• [CHALLENGE] Without the pictures, output the lines of the material from the very first through the one that holds "t.textContent=n;".

• [DATA EXTRACT]
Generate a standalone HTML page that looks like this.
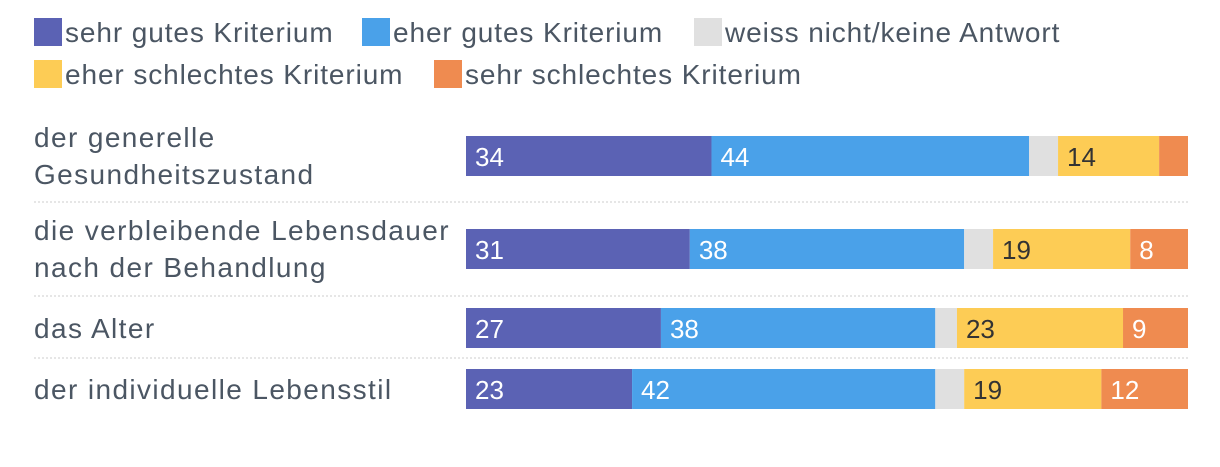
<!DOCTYPE html>
<html><head><meta charset="utf-8"><style>
body{margin:0;background:#fff;width:1220px;height:462px;overflow:hidden;font-family:"Liberation Sans",sans-serif;}
svg text{font-family:"Liberation Sans",sans-serif;}
</style></head><body>
<svg id="chart" width="1220" height="462"></svg>
<script>
const categories=[["der generelle","Gesundheitszustand"],["die verbleibende Lebensdauer","nach der Behandlung"],["das Alter"],["der individuelle Lebensstil"]];
const seriesNames=["sehr gutes Kriterium","eher gutes Kriterium","weiss nicht/keine Antwort","eher schlechtes Kriterium","sehr schlechtes Kriterium"];
const sehrGut=[34,31,27,23];
const eherGut=[44,38,38,42];
const weissNicht=[4,4,3,4];
const eherSchlecht=[14,19,23,19];
const sehrSchlecht=[4,8,9,12];
const showLabel=[[true,true,false,true,false],[true,true,false,true,true],[true,true,false,true,true],[true,true,false,true,true]];
const colors=["#5b62b4","#4aa1e9","#e0e0e0","#fdcc55","#ef8b50"];
const textColors=["#fff","#fff","#333","#333","#fff"];
const rowsTop=[136,229,308,369];
const barH=40;
const NS="http://www.w3.org/2000/svg";
const svg=document.getElementById('chart');
const x0=466,x1=1188;
const xs=v=>x0+(x1-x0)*v/100;
function mk(t,a){const e=document.createElementNS(NS,t);for(const k in a)e.setAttribute(k,a[k]);svg.appendChild(e);return e;}
const legPos=[[34,18],[362,18],[694,18],[34,60],[434,60]];
seriesNames.forEach((n,i)=>{
 const r=mk('rect',{x:legPos[i][0],y:legPos[i][1],width:28,height:28,fill:colors[i]});
 
 
 const t=mk('text',{x:legPos[i][0]+31,y:legPos[i][1]+24,'font-size':28,'letter-spacing':0.9,fill:'#4b5663'});
 t.textContent=n;
 
 
});
[202,296,358].forEach((y,i)=>{
 const l=mk('line',{x1:34,x2:1188,y1:y,y2:y,stroke:'#ccc','stroke-width':1,'stroke-dasharray':'2,2'});
 
 
});
const series=[sehrGut,eherGut,weissNicht,eherSchlecht,sehrSchlecht];
categories.forEach((c,r)=>{
 const y=rowsTop[r];
 const lines=c.length;
 c.forEach((ln,k)=>{
  const t=mk('text',{x:34,y:(lines===2? y+11+k*37 : y+30),'font-size':28,'letter-spacing':1.4,fill:'#4b5663'});
  t.textContent=ln;
  
  
 });
 let acc=0;
 series.forEach((s,i)=>{
  const v=s[r];
  const rc=mk('rect',{x:xs(acc),y:y,width:xs(acc+v)-xs(acc),height:barH,fill:colors[i]});
  
  
  if(showLabel[r][i]){
   const t=mk('text',{x:xs(acc)+9,y:y+30,'font-size':26,fill:textColors[i]});
   t.textContent=v;
   
   
  }
  acc+=v;
 });
});
</script>
</body></html>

• [RESPONSE]
Generate a standalone HTML page that looks like this.
<!DOCTYPE html>
<html><head><meta charset="utf-8"><style>
body{margin:0;background:#fff;width:1220px;height:462px;overflow:hidden;font-family:"Liberation Sans",sans-serif;}
svg text{font-family:"Liberation Sans",sans-serif;}
</style></head><body>
<svg id="chart" width="1220" height="462"></svg>
<script>
const categories=[["der generelle","Gesundheitszustand"],["die verbleibende Lebensdauer","nach der Behandlung"],["das Alter"],["der individuelle Lebensstil"]];
const seriesNames=["sehr gutes Kriterium","eher gutes Kriterium","weiss nicht/keine Antwort","eher schlechtes Kriterium","sehr schlechtes Kriterium"];
const sehrGut=[34,31,27,23];
const eherGut=[44,38,38,42];
const weissNicht=[4,4,3,4];
const eherSchlecht=[14,19,23,19];
const sehrSchlecht=[4,8,9,12];
const showLabel=[[true,true,false,true,false],[true,true,false,true,true],[true,true,false,true,true],[true,true,false,true,true]];
const colors=["#5b62b4","#4aa1e9","#e0e0e0","#fdcc55","#ef8b50"];
const textColors=["#fff","#fff","#333","#333","#fff"];
const rowsTop=[136,229,308,369];
const barH=40;
const NS="http://www.w3.org/2000/svg";
const svg=document.getElementById('chart');
const x0=466,x1=1188;
const xs=v=>x0+(x1-x0)*v/100;
function mk(t,a){const e=document.createElementNS(NS,t);for(const k in a)e.setAttribute(k,a[k]);svg.appendChild(e);return e;}
const legPos=[[34,18],[362,18],[694,18],[34,60],[434,60]];
seriesNames.forEach((n,i)=>{
 const r=mk('rect',{x:legPos[i][0],y:legPos[i][1],width:28,height:28,fill:colors[i]});
 
 
 const t=mk('text',{x:legPos[i][0]+31,y:legPos[i][1]+24,'font-size':28,'letter-spacing':0.9,fill:'#4b5663'});
 t.textContent=n;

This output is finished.